I have a class offset_ptr that works like a pointer but stores the memory address it points to as offset to its own address this. Here is a version with everything removed that's not required to demonstrate the problem:
template <typename T>
struct offset_ptr {
using offset_t = int64_t;
static constexpr auto const NULLPTR_OFFSET =
std::numeric_limits<offset_t>::max();
offset_ptr(T const* p)
: offset_{p == nullptr ? NULLPTR_OFFSET
: static_cast<offset_t>(
reinterpret_cast<uint8_t const*>(p) -
reinterpret_cast<uint8_t const*>(this))} {}
T* get() {
return
offset_ == NULLPTR_OFFSET
? nullptr
: reinterpret_cast<T*>(reinterpret_cast<uint8_t*>(this) + offset_);
}
offset_t offset_;
};
This code does not work with GCC -O2 and -O3:
int* get() {
offset_ptr<int> ptr = static_cast<int*>(malloc(sizeof(int)));
auto p = ptr.get();
*p = 110; // WOW - please do not optimize me away :-(
return p;
}
(memory management and error checking intentionally omitted to keep it simple!)

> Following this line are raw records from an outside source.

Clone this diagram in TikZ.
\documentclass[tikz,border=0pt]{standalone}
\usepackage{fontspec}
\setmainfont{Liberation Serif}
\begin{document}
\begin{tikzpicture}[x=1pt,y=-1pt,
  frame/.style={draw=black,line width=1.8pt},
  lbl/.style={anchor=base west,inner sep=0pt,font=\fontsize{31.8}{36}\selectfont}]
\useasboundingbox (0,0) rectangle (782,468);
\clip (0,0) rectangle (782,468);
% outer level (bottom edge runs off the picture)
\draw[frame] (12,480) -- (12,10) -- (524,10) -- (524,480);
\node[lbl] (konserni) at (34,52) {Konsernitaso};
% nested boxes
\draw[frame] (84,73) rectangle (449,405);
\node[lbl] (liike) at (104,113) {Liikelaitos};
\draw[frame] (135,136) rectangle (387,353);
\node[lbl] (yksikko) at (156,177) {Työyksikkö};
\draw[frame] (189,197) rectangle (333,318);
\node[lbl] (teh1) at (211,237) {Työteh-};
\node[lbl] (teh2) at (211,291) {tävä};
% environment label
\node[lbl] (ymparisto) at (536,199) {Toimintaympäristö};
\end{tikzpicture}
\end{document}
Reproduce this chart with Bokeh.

This is also visible in the generated assembly: https://godbolt.org/z/PfZEJM
The assignment is just missing.
As shown in the Godbolt Compiler Explorer link above it works when
- the assigned value is used directly in the function itself
- the
offset_ptris located on the heap, not on the stack - no
offset_ptris used at all
It works for:
- Clang (with and without optimizations)
- MSVC (Debug and Release mode)
- GCC (current as well as old versions)
-O0and-O1(but NOT for-O2and-O3)
GCC and Clang Address and UB sanitizer builds do not indicate any problems (besides the leaked memory) when executed.
Can someone point out a section in the C++ standard document that says that there is UB in this code (which could be the reason for GCC aggressively optimizing out the assignment)? Or is it a bug in GCC?